— Start of DATA LINES —

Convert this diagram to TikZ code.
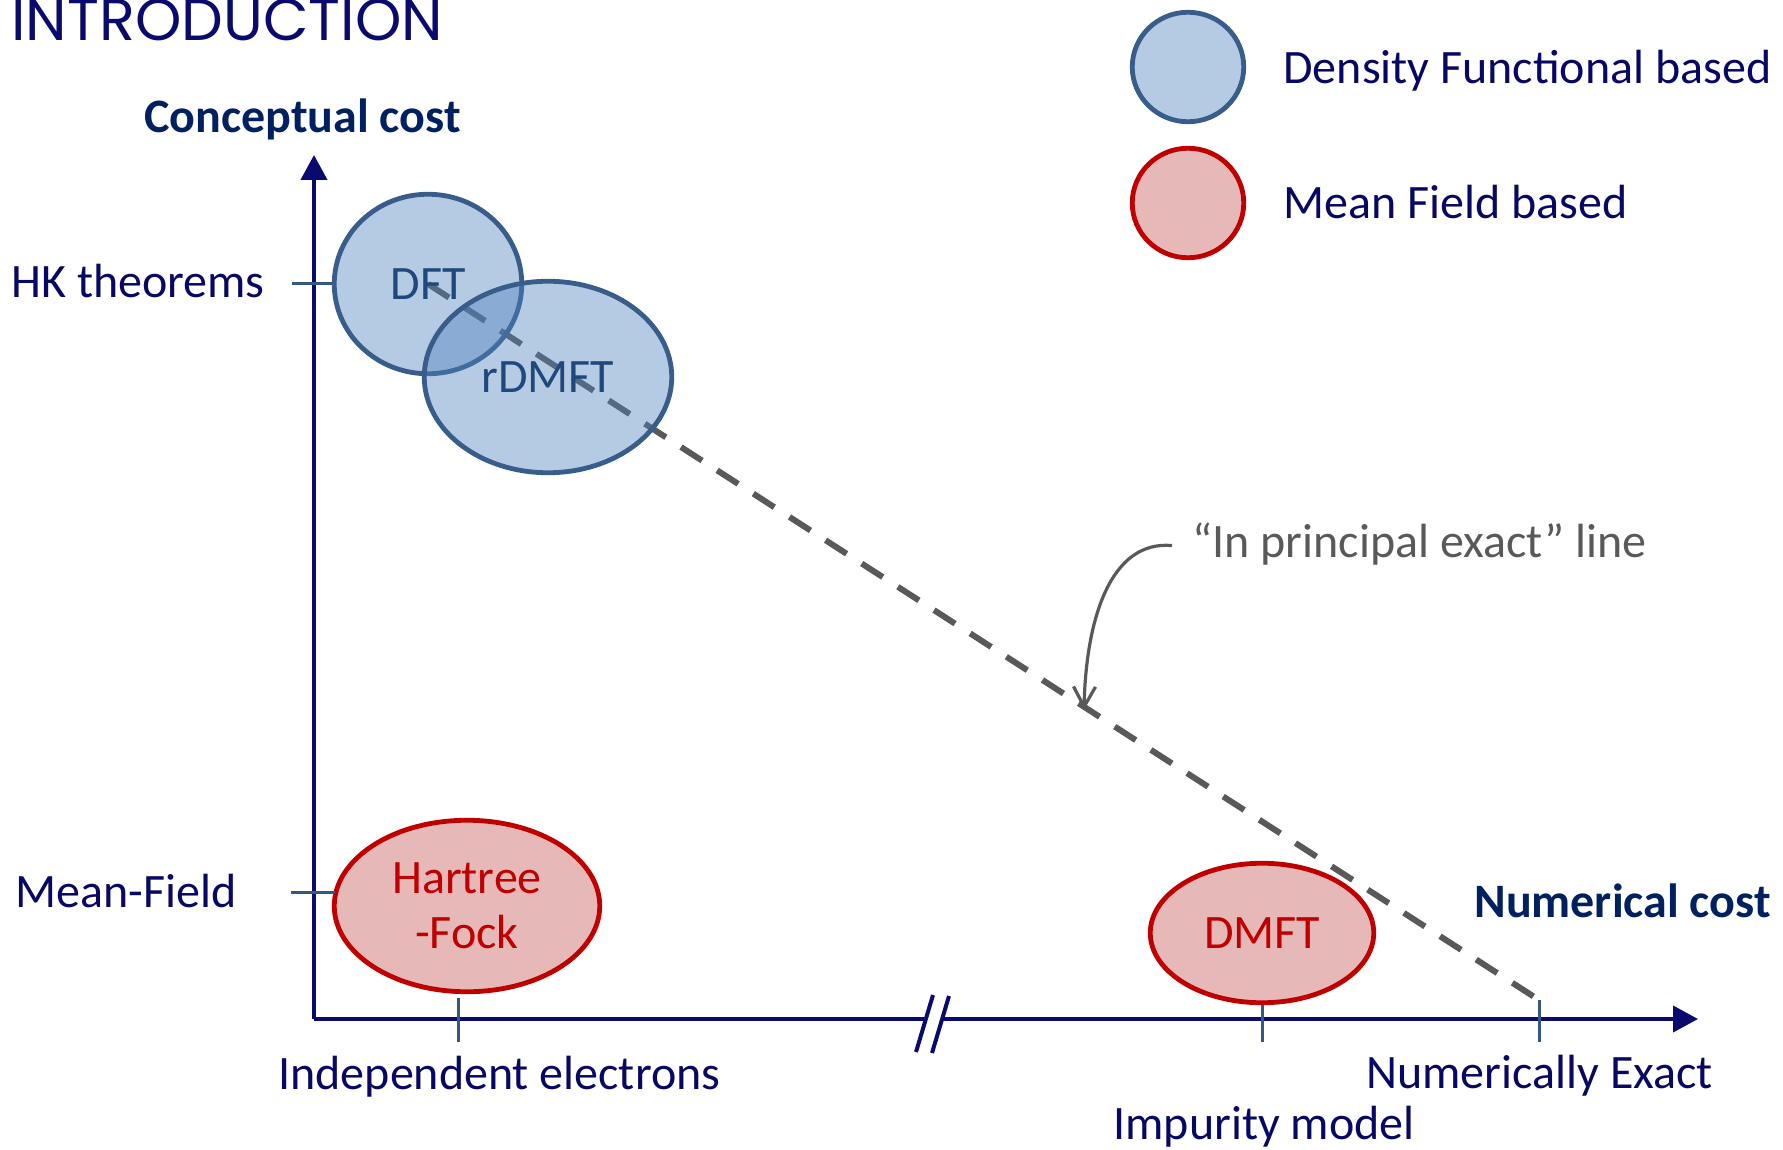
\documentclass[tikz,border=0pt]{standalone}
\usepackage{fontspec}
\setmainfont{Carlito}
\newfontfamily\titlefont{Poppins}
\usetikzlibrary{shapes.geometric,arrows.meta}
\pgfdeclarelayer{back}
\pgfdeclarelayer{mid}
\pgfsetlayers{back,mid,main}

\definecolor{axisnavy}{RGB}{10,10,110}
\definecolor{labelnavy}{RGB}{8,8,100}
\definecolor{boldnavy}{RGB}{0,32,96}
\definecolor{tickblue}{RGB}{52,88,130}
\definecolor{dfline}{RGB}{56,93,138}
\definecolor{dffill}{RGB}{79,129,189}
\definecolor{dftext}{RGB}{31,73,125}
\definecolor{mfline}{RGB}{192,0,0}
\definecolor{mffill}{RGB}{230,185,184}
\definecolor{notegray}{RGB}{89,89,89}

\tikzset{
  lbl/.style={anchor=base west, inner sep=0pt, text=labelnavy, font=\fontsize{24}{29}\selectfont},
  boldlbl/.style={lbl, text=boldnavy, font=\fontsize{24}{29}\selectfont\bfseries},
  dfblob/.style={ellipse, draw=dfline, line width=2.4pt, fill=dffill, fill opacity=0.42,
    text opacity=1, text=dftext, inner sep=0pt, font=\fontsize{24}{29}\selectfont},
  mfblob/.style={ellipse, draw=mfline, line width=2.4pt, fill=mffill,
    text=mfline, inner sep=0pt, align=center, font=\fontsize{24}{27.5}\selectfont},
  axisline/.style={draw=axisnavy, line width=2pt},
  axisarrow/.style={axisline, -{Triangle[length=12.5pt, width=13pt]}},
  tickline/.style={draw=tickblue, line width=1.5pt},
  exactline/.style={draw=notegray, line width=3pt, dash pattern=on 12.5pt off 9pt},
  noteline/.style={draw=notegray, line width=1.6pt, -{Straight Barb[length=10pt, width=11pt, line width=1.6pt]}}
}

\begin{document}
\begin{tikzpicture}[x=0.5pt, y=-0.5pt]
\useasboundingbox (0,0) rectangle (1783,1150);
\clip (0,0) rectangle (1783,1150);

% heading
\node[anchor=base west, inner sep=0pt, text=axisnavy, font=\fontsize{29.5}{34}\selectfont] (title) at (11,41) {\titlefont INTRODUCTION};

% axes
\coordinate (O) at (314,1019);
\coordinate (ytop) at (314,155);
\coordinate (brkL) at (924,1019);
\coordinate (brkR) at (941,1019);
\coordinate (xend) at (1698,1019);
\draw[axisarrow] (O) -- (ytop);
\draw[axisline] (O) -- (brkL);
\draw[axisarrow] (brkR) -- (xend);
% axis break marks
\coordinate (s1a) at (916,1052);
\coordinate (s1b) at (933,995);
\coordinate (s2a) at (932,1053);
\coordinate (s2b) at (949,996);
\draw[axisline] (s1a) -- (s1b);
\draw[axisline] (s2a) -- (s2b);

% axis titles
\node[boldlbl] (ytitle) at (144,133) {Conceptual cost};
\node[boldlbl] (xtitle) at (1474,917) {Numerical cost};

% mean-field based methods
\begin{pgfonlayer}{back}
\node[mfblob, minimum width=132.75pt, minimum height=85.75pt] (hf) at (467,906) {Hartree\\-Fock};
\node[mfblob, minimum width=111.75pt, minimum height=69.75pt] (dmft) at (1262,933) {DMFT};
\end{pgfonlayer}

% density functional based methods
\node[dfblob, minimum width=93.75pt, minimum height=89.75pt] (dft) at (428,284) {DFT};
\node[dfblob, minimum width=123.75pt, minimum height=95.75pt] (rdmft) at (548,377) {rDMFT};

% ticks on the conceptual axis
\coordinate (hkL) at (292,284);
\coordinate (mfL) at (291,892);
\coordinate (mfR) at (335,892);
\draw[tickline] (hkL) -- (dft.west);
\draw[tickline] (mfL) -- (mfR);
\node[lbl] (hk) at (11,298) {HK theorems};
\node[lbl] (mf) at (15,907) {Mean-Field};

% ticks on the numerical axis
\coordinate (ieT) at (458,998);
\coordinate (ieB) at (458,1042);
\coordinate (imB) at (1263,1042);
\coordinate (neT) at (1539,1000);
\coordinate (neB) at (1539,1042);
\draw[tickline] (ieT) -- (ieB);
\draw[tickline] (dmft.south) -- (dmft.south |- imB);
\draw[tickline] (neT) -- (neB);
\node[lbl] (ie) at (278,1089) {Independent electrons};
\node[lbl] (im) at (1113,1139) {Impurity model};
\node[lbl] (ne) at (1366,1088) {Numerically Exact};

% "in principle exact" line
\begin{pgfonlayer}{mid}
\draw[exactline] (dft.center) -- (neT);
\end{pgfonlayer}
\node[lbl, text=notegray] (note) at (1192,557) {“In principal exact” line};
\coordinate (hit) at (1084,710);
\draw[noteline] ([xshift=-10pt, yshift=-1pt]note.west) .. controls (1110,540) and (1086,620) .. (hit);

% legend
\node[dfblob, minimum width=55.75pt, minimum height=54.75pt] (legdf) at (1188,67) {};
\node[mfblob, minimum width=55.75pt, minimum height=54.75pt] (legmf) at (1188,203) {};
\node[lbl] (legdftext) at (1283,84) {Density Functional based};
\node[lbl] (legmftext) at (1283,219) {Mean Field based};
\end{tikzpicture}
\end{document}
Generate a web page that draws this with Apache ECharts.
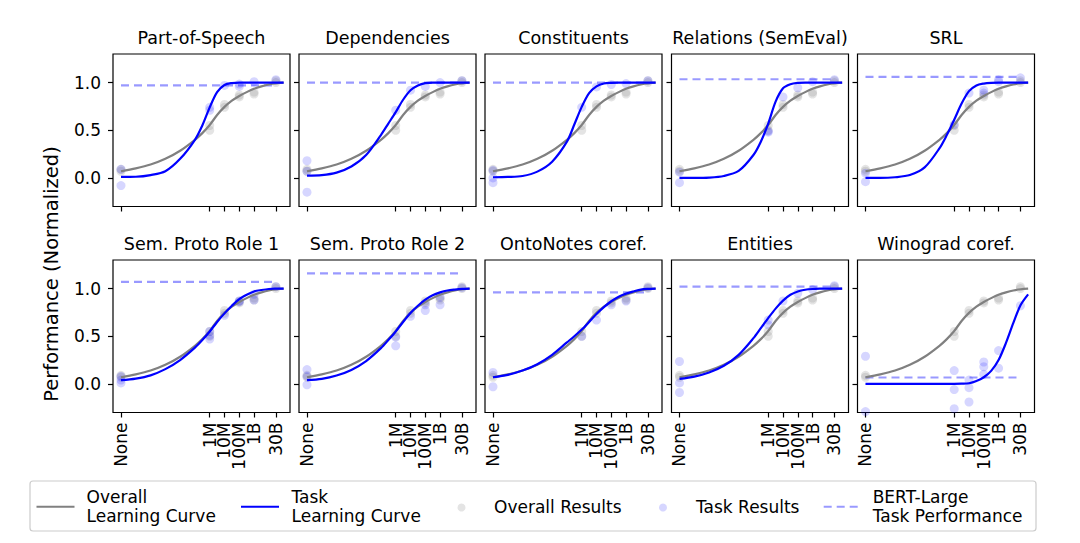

— End of DATA LINES —

▶ _EXERCISE BRIEF_:
All of the entries need to be transcribed word for word; pictures are left out.

▶ _EXERCISE OUTPUT_:
Convert this diagram to TikZ code.
\documentclass[tikz,border=0pt]{standalone}
\usepackage{fontspec}
\setmainfont{Carlito}
\newfontfamily\titlefont{Poppins}
\usetikzlibrary{shapes.geometric,arrows.meta}
\pgfdeclarelayer{back}
\pgfdeclarelayer{mid}
\pgfsetlayers{back,mid,main}

\definecolor{axisnavy}{RGB}{10,10,110}
\definecolor{labelnavy}{RGB}{8,8,100}
\definecolor{boldnavy}{RGB}{0,32,96}
\definecolor{tickblue}{RGB}{52,88,130}
\definecolor{dfline}{RGB}{56,93,138}
\definecolor{dffill}{RGB}{79,129,189}
\definecolor{dftext}{RGB}{31,73,125}
\definecolor{mfline}{RGB}{192,0,0}
\definecolor{mffill}{RGB}{230,185,184}
\definecolor{notegray}{RGB}{89,89,89}

\tikzset{
  lbl/.style={anchor=base west, inner sep=0pt, text=labelnavy, font=\fontsize{24}{29}\selectfont},
  boldlbl/.style={lbl, text=boldnavy, font=\fontsize{24}{29}\selectfont\bfseries},
  dfblob/.style={ellipse, draw=dfline, line width=2.4pt, fill=dffill, fill opacity=0.42,
    text opacity=1, text=dftext, inner sep=0pt, font=\fontsize{24}{29}\selectfont},
  mfblob/.style={ellipse, draw=mfline, line width=2.4pt, fill=mffill,
    text=mfline, inner sep=0pt, align=center, font=\fontsize{24}{27.5}\selectfont},
  axisline/.style={draw=axisnavy, line width=2pt},
  axisarrow/.style={axisline, -{Triangle[length=12.5pt, width=13pt]}},
  tickline/.style={draw=tickblue, line width=1.5pt},
  exactline/.style={draw=notegray, line width=3pt, dash pattern=on 12.5pt off 9pt},
  noteline/.style={draw=notegray, line width=1.6pt, -{Straight Barb[length=10pt, width=11pt, line width=1.6pt]}}
}

\begin{document}
\begin{tikzpicture}[x=0.5pt, y=-0.5pt]
\useasboundingbox (0,0) rectangle (1783,1150);
\clip (0,0) rectangle (1783,1150);

% heading
\node[anchor=base west, inner sep=0pt, text=axisnavy, font=\fontsize{29.5}{34}\selectfont] (title) at (11,41) {\titlefont INTRODUCTION};

% axes
\coordinate (O) at (314,1019);
\coordinate (ytop) at (314,155);
\coordinate (brkL) at (924,1019);
\coordinate (brkR) at (941,1019);
\coordinate (xend) at (1698,1019);
\draw[axisarrow] (O) -- (ytop);
\draw[axisline] (O) -- (brkL);
\draw[axisarrow] (brkR) -- (xend);
% axis break marks
\coordinate (s1a) at (916,1052);
\coordinate (s1b) at (933,995);
\coordinate (s2a) at (932,1053);
\coordinate (s2b) at (949,996);
\draw[axisline] (s1a) -- (s1b);
\draw[axisline] (s2a) -- (s2b);

% axis titles
\node[boldlbl] (ytitle) at (144,133) {Conceptual cost};
\node[boldlbl] (xtitle) at (1474,917) {Numerical cost};

% mean-field based methods
\begin{pgfonlayer}{back}
\node[mfblob, minimum width=132.75pt, minimum height=85.75pt] (hf) at (467,906) {Hartree\\-Fock};
\node[mfblob, minimum width=111.75pt, minimum height=69.75pt] (dmft) at (1262,933) {DMFT};
\end{pgfonlayer}

% density functional based methods
\node[dfblob, minimum width=93.75pt, minimum height=89.75pt] (dft) at (428,284) {DFT};
\node[dfblob, minimum width=123.75pt, minimum height=95.75pt] (rdmft) at (548,377) {rDMFT};

% ticks on the conceptual axis
\coordinate (hkL) at (292,284);
\coordinate (mfL) at (291,892);
\coordinate (mfR) at (335,892);
\draw[tickline] (hkL) -- (dft.west);
\draw[tickline] (mfL) -- (mfR);
\node[lbl] (hk) at (11,298) {HK theorems};
\node[lbl] (mf) at (15,907) {Mean-Field};

% ticks on the numerical axis
\coordinate (ieT) at (458,998);
\coordinate (ieB) at (458,1042);
\coordinate (imB) at (1263,1042);
\coordinate (neT) at (1539,1000);
\coordinate (neB) at (1539,1042);
\draw[tickline] (ieT) -- (ieB);
\draw[tickline] (dmft.south) -- (dmft.south |- imB);
\draw[tickline] (neT) -- (neB);
\node[lbl] (ie) at (278,1089) {Independent electrons};
\node[lbl] (im) at (1113,1139) {Impurity model};
\node[lbl] (ne) at (1366,1088) {Numerically Exact};

% "in principle exact" line
\begin{pgfonlayer}{mid}
\draw[exactline] (dft.center) -- (neT);
\end{pgfonlayer}
\node[lbl, text=notegray] (note) at (1192,557) {“In principal exact” line};
\coordinate (hit) at (1084,710);
\draw[noteline] ([xshift=-10pt, yshift=-1pt]note.west) .. controls (1110,540) and (1086,620) .. (hit);

% legend
\node[dfblob, minimum width=55.75pt, minimum height=54.75pt] (legdf) at (1188,67) {};
\node[mfblob, minimum width=55.75pt, minimum height=54.75pt] (legmf) at (1188,203) {};
\node[lbl] (legdftext) at (1283,84) {Density Functional based};
\node[lbl] (legmftext) at (1283,219) {Mean Field based};
\end{tikzpicture}
\end{document}
Generate a web page that draws this with Apache ECharts.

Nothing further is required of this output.